Así pues, la experiencia del éxtasis al que aspiran los místicos está en la dirección de regreso de la vida, y para alcanzarlo es preciso renunciar a la propia individualidad, que está hecha de ingredientes incompatibles con el abandono de sí mismo necesario para alcanzarlo. Abandono que vendría a ser del mismo tipo que aquel que el bebé siente en el regazo protector de la madre, y para llegar al cual, los místicos proponen esa forma de necesaria auto anulación que significa el voto de obediencia, la obediencia absoluta. Y así, Santa Teresa recomendaba: “Lo que me parece nos haría mucho provecho a las que por la bondad del Señor están en este estado (…), es estudiar mucho en la prontitud de la obediencia; y aunque no sean religiosos, seria gran cosa como lo hacen muchas personas tener a quien acudir para no hacer en nada su voluntad, que es lo ordinario en que nos dañamos”. Aún más expresivos resultan en este sentido estos versos de Charles de Foucauld, místico contemplativo, referente contemporáneo de la llamada “espiritualidad del desierto”:
“Padre, me pongo en tus manos,
haz de mí lo que quieras,
sea lo que sea, te doy las gracias.
Estoy dispuesto a todo,
lo acepto todo,
con tal que tu voluntad se cumpla en mí,
y en todas tus criaturas.
No deseo nada más, Padre.
Te confío mi alma,
te la doy con todo el amor
de que soy capaz,
porque te amo.
Y necesito darme,
ponerme en tus manos sin medida,
con una infinita confianza,
porque Tú eres mi Padre”
Bien, pues llegando al capítulo de las conclusiones, se trataría de comprender que no resulta inocuo que en la construcción de nuestra imagen de nosotros mismos como españoles, la mística tenga la potencia que tiene, y que nos obliga a relegar la imagen que los tiempos exigían asumir en aquella Europa del siglo XVI y que tuvo su continuidad a lo largo de la historia que va de entonces hasta ahora. Seguramente que la perspectiva que entonces dominó en Europa era incompleta, hemipléjica, y que la vida interior no es prescindible en una visión completa del hombre.

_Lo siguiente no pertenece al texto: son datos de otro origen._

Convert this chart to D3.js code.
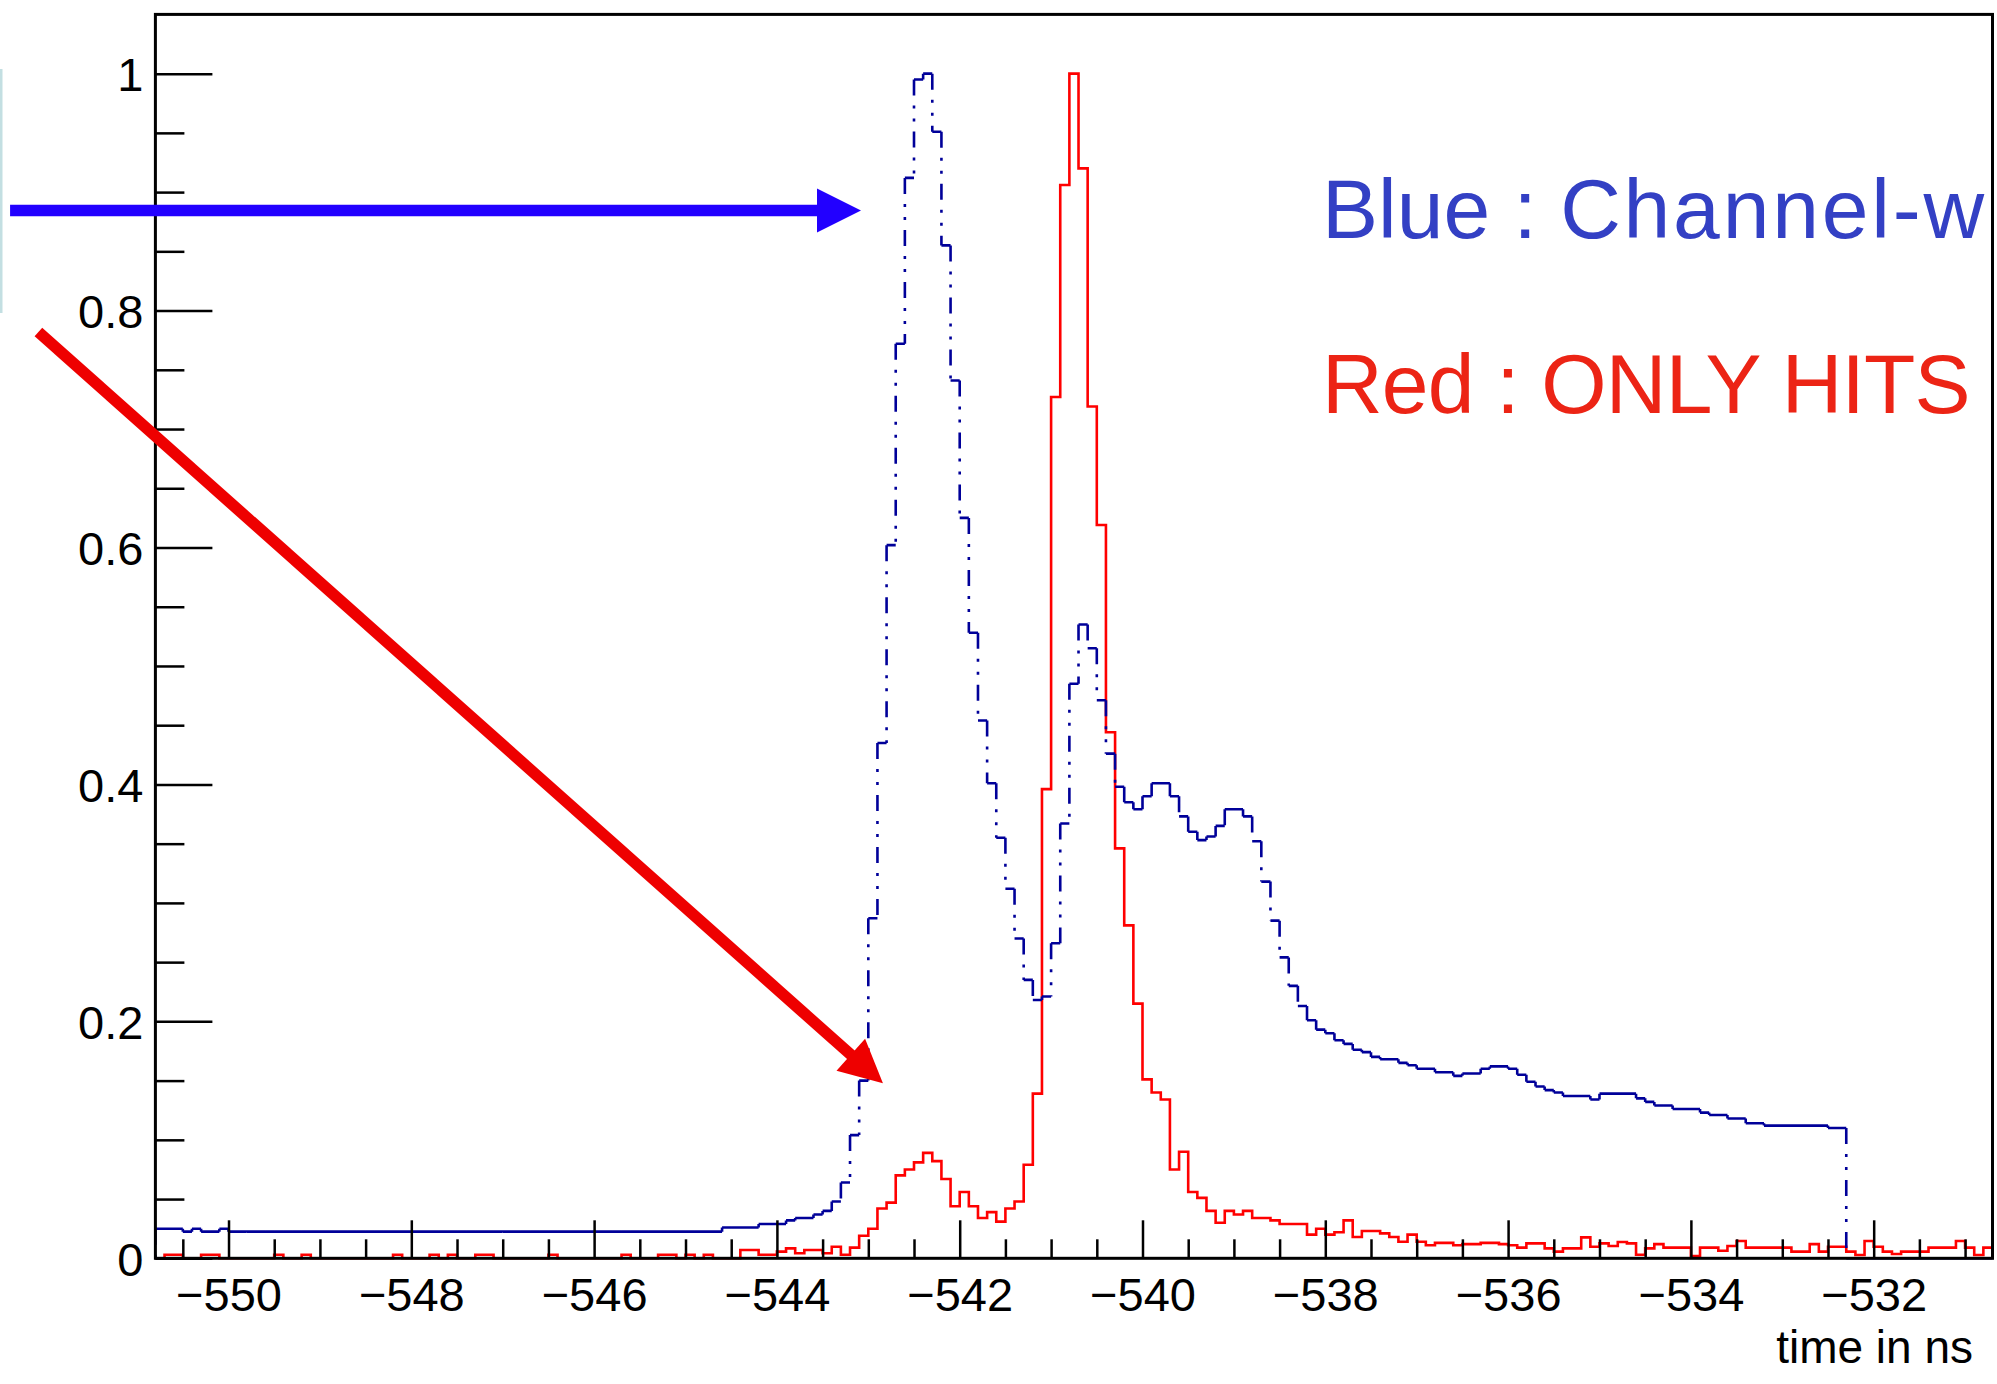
<!DOCTYPE html>
<html>
<head>
<meta charset="utf-8">
<script src="https://cdn.jsdelivr.net/npm/d3@7"></script>
<style>
  html, body { margin: 0; padding: 0; background: #fff; }
  svg { display: block; }
</style>
</head>
<body>
<div id="chart"></div>
<script>
// Histogram binning (0.1 ns bins starting at the left edge of the frame)
const binStart = -550.8;
const binWidth = 0.1;

// Blue : channel-wise histogram (normalised to peak)
const blueValues = [
  0.025, 0.025, 0.025, 0.0225, 0.025, 0.0225, 0.0225, 0.025, 0.0225, 0.0225,
  0.0225, 0.0225, 0.0225, 0.0225, 0.0225, 0.0225, 0.0225, 0.0225, 0.0225, 0.0225,
  0.0225, 0.0225, 0.0225, 0.0225, 0.0225, 0.0225, 0.0225, 0.0225, 0.0225, 0.0225,
  0.0225, 0.0225, 0.0225, 0.0225, 0.0225, 0.0225, 0.0225, 0.0225, 0.0225, 0.0225,
  0.0225, 0.0225, 0.0225, 0.0225, 0.0225, 0.0225, 0.0225, 0.0225, 0.0225, 0.0225,
  0.0225, 0.0225, 0.0225, 0.0225, 0.0225, 0.0225, 0.0225, 0.0225, 0.0225, 0.0225,
  0.0225, 0.0225, 0.026, 0.026, 0.026, 0.026, 0.029, 0.029, 0.029, 0.032,
  0.034, 0.034, 0.037, 0.040, 0.048, 0.064, 0.104, 0.150, 0.287, 0.435,
  0.602, 0.772, 0.912, 0.995, 1.000, 0.951, 0.855, 0.741, 0.625, 0.528,
  0.454, 0.401, 0.355, 0.312, 0.270, 0.235, 0.218, 0.221, 0.266, 0.367,
  0.485, 0.535, 0.515, 0.471, 0.426, 0.398, 0.385, 0.379, 0.390, 0.401,
  0.401, 0.390, 0.373, 0.360, 0.353, 0.356, 0.365, 0.379, 0.379, 0.373,
  0.352, 0.318, 0.285, 0.254, 0.230, 0.213, 0.201, 0.193, 0.190, 0.184,
  0.181, 0.176, 0.174, 0.170, 0.168, 0.168, 0.165, 0.163, 0.160, 0.160,
  0.157, 0.157, 0.154, 0.156, 0.156, 0.160, 0.162, 0.162, 0.160, 0.155,
  0.149, 0.145, 0.142, 0.140, 0.137, 0.137, 0.137, 0.134, 0.139, 0.139,
  0.139, 0.139, 0.135, 0.132, 0.129, 0.129, 0.126, 0.126, 0.126, 0.123,
  0.121, 0.121, 0.118, 0.118, 0.114, 0.114, 0.112, 0.112, 0.112, 0.112,
  0.112, 0.112, 0.112, 0.110, 0.110, 0, 0, 0, 0, 0,
  0, 0, 0, 0, 0, 0, 0, 0, 0, 0,
  0
];

// Red : only hits (normalised to peak)
const redValues = [
  0, 0.003, 0.003, 0, 0, 0.003, 0.003, 0, 0, 0,
  0, 0, 0, 0.003, 0, 0, 0.003, 0, 0, 0,
  0, 0, 0, 0, 0, 0, 0.003, 0, 0, 0,
  0.003, 0, 0.003, 0, 0, 0.003, 0.003, 0, 0, 0,
  0, 0, 0, 0.003, 0, 0, 0, 0, 0, 0,
  0, 0.003, 0, 0, 0, 0.003, 0.003, 0, 0.003, 0,
  0.003, 0, 0, 0, 0.007, 0.007, 0.003, 0.003, 0.0056, 0.0084,
  0.0042, 0.007, 0.007, 0.0042, 0.0098, 0.003, 0.009, 0.019, 0.025, 0.042,
  0.047, 0.070, 0.075, 0.081, 0.089, 0.082, 0.067, 0.044, 0.056, 0.044,
  0.034, 0.039, 0.031, 0.042, 0.048, 0.079, 0.139, 0.396, 0.727, 0.906,
  1.000, 0.920, 0.719, 0.619, 0.444, 0.346, 0.281, 0.215, 0.151, 0.140,
  0.134, 0.075, 0.090, 0.056, 0.051, 0.040, 0.030, 0.040, 0.037, 0.040,
  0.034, 0.034, 0.032, 0.029, 0.029, 0.029, 0.020, 0.025, 0.020, 0.022,
  0.032, 0.018, 0.023, 0.023, 0.021, 0.018, 0.014, 0.020, 0.014, 0.011,
  0.013, 0.013, 0.011, 0.012, 0.012, 0.013, 0.013, 0.012, 0.011, 0.009,
  0.0126, 0.0126, 0.0084, 0.0056, 0.0084, 0.0084, 0.0177, 0.0098, 0.0126, 0.0104,
  0.0138, 0.0126, 0.003, 0.0084, 0.012, 0.009, 0.009, 0.009, 0.002, 0.009,
  0.009, 0.0064, 0.0104, 0.0146, 0.009, 0.009, 0.009, 0.009, 0.009, 0.0056,
  0.0056, 0.012, 0.0056, 0.0098, 0.0098, 0.0056, 0.0028, 0.0146, 0.0098, 0.0056,
  0.0036, 0.0056, 0.0056, 0.0056, 0.009, 0.009, 0.009, 0.0146, 0.009, 0.0028,
  0.009
];

const xDomain = [-550.8, -530.7];
const yDomain = [0, 1.05];
const xMajorTicks = [-550, -548, -546, -544, -542, -540, -538, -536, -534, -532];
const xTickLabels = ["\u2212550", "\u2212548", "\u2212546", "\u2212544", "\u2212542",
                     "\u2212540", "\u2212538", "\u2212536", "\u2212534", "\u2212532"];
const yMajorTicks = [0, 0.2, 0.4, 0.6, 0.8, 1];
const yTickLabels = ["0", "0.2", "0.4", "0.6", "0.8", "1"];
const xTitle = "time in ns";

// annotation text, split into pieces so each piece can get its own spacing
const legendLines = [
  { parts: [["Blue : ", 0], ["Channel-w", 2.8]], color: "#3340c4" },
  { parts: [["Red : ONLY HITS", -0.8]], color: "#ec2415" }
];

// annotation arrows, given in data coordinates [time, value]
const arrows = [
  { from: [-552.39, 0.8844], to: [-543.08, 0.8844], color: "#2200ff", width: 11.5, head: 44 },
  { from: [-552.08, 0.7819], to: [-542.84, 0.1477], color: "#ee0000", width: 11.5, head: 43 }
];

const W = 1997, H = 1384;
const frame = { left: 155.4, right: 1992.5, top: 14.4, bottom: 1258.3 };
const FONT = '"Liberation Sans", Arial, Helvetica, sans-serif';

const svg = d3.select("#chart").append("svg")
  .attr("width", W)
  .attr("height", H);

svg.append("rect").attr("width", W).attr("height", H).attr("fill", "#fff");

// faint leftover edge of a box at the far left
svg.append("rect")
  .attr("x", 0).attr("y", 69).attr("width", 2.5).attr("height", 244)
  .attr("fill", "#c3dfe2");

const x = d3.scaleLinear().domain(xDomain).range([frame.left, frame.right]);
const y = d3.scaleLinear().domain(yDomain).range([frame.bottom, frame.top]);

const edge = i => binStart + i * binWidth;

// Red histogram: plain step line
const redPoints = redValues.map((v, i) => [edge(i), v]);
redPoints.push([edge(redValues.length), redValues[redValues.length - 1]]);

const stepLine = d3.line()
  .x(d => x(d[0]))
  .y(d => y(d[1]))
  .curve(d3.curveStepAfter);

svg.append("path")
  .datum(redPoints)
  .attr("d", stepLine)
  .attr("fill", "none")
  .attr("stroke", "#ff0000")
  .attr("stroke-width", 2.6)
  .attr("stroke-linejoin", "miter");

// Blue histogram: every segment its own subpath so the dash-dot pattern
// restarts on each one (short horizontals stay solid, verticals show the pattern)
function segmentedSteps(values) {
  const p = d3.path();
  let prev = 0;
  values.forEach((v, i) => {
    const xa = x(edge(i)), xb = x(edge(i + 1));
    if (v !== prev) {
      p.moveTo(xa, Math.min(y(v), y(prev)));
      p.lineTo(xa, Math.max(y(v), y(prev)));
    }
    p.moveTo(xa, y(v));
    p.lineTo(xb, y(v));
    prev = v;
  });
  return p.toString();
}

svg.append("path")
  .attr("d", segmentedSteps(blueValues))
  .attr("fill", "none")
  .attr("stroke", "#000099")
  .attr("stroke-width", 2.6)
  .attr("stroke-linecap", "butt")
  .attr("stroke-dasharray", "16 10 3 10 3 10");

// Axes (ROOT style: ticks pointing into the frame)
const xMinor = d3.range(-550.5, -530.7, 0.5).filter(v => !xMajorTicks.includes(v));
const yMinor = d3.range(0.05, 1.0, 0.05).filter(v => !yMajorTicks.some(t => Math.abs(t - v) < 1e-6));

function styleAxis(g) {
  g.select(".domain").remove();
  g.attr("font-family", FONT).attr("font-size", 47);
  g.selectAll(".tick line").attr("stroke", "#000").attr("stroke-width", 2.5);
  g.selectAll(".tick text").attr("fill", "#000");
}

svg.append("g")
  .attr("transform", `translate(0,${frame.bottom})`)
  .call(d3.axisBottom(x).tickValues(xMinor).tickSize(-19).tickSizeOuter(0).tickFormat(""))
  .call(styleAxis);

svg.append("g")
  .attr("transform", `translate(0,${frame.bottom})`)
  .call(d3.axisBottom(x).tickValues(xMajorTicks).tickSize(-38).tickSizeOuter(0)
    .tickPadding(19).tickFormat((d, i) => xTickLabels[i]))
  .call(styleAxis);

svg.append("g")
  .attr("transform", `translate(${frame.left},0)`)
  .call(d3.axisLeft(y).tickValues(yMinor).tickSize(-29).tickSizeOuter(0).tickFormat(""))
  .call(styleAxis);

const gy = svg.append("g")
  .attr("transform", `translate(${frame.left},0)`)
  .call(d3.axisLeft(y).tickValues(yMajorTicks).tickSize(-57).tickSizeOuter(0)
    .tickPadding(12).tickFormat((d, i) => yTickLabels[i]))
  .call(styleAxis);
gy.selectAll(".tick text").attr("dy", "0.36em");

// frame
svg.append("rect")
  .attr("x", frame.left).attr("y", frame.top)
  .attr("width", frame.right - frame.left)
  .attr("height", frame.bottom - frame.top)
  .attr("fill", "none")
  .attr("stroke", "#000")
  .attr("stroke-width", 3);

// axis title
svg.append("text")
  .attr("x", 1973)
  .attr("y", 1363)
  .attr("text-anchor", "end")
  .attr("font-family", FONT)
  .attr("font-size", 46)
  .attr("fill", "#000")
  .text(xTitle);

// legend-like annotations
const notes = svg.selectAll(".note")
  .data(legendLines)
  .enter().append("text")
  .attr("class", "note")
  .attr("x", 1322)
  .attr("y", (d, i) => 238 + i * 175)
  .attr("font-family", FONT)
  .attr("font-size", 84)
  .attr("fill", d => d.color);

notes.selectAll("tspan")
  .data(d => d.parts)
  .enter().append("tspan")
  .attr("letter-spacing", d => d[1])
  .style("white-space", "pre")
  .text(d => d[0]);

// arrows
arrows.forEach(a => {
  const x0 = x(a.from[0]), y0 = y(a.from[1]);
  const x1 = x(a.to[0]), y1 = y(a.to[1]);
  const len = Math.hypot(x1 - x0, y1 - y0);
  const ux = (x1 - x0) / len, uy = (y1 - y0) / len;
  const bx = x1 - ux * a.head, by = y1 - uy * a.head;
  const hw = a.head / 2;
  svg.append("line")
    .attr("x1", x0).attr("y1", y0)
    .attr("x2", bx + ux * 2).attr("y2", by + uy * 2)
    .attr("stroke", a.color)
    .attr("stroke-width", a.width);
  svg.append("polygon")
    .attr("points", [[x1, y1], [bx - uy * hw, by + ux * hw], [bx + uy * hw, by - ux * hw]]
      .map(p => p.join(",")).join(" "))
    .attr("fill", a.color);
});
</script>
</body>
</html>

De hecho, Ortega y Gasset resalta la visión que la filosofía ha aportado en estos últimos tiempos, según la cual no es la atención exclusiva al mundo externo (la que, por otro lado, nos ha permitido recorrer una era de enormes e indiscutibles avances científicos) la que habría de servir para construir una imagen adecuada del hombre, sino que esta debería poder conjugar tanto nuestra vida interior como la atención al mundo exterior, tanto el ensimismamiento como la alteración, para expresar lo cual Ortega prestó algunas formulaciones, como la siguiente: “Vivir significa tener que ser fuera de mí”. O bien: “Existencia (...) significa (...) ejecución de una esencia (...) fuera de mí”. O, en fin, la suficientemente conocida de “yo soy yo y mi circunstancia”. De todo ello resulta que aquella regresión que llevaba a los místicos en la dirección contraria, la de amputar la parte de sí que lleva hacia el mundo, es un lastre que sobrelleva con excesivo beneplácito nuestra imagen colectiva y del que, sin embargo, deberíamos poder desprendernos.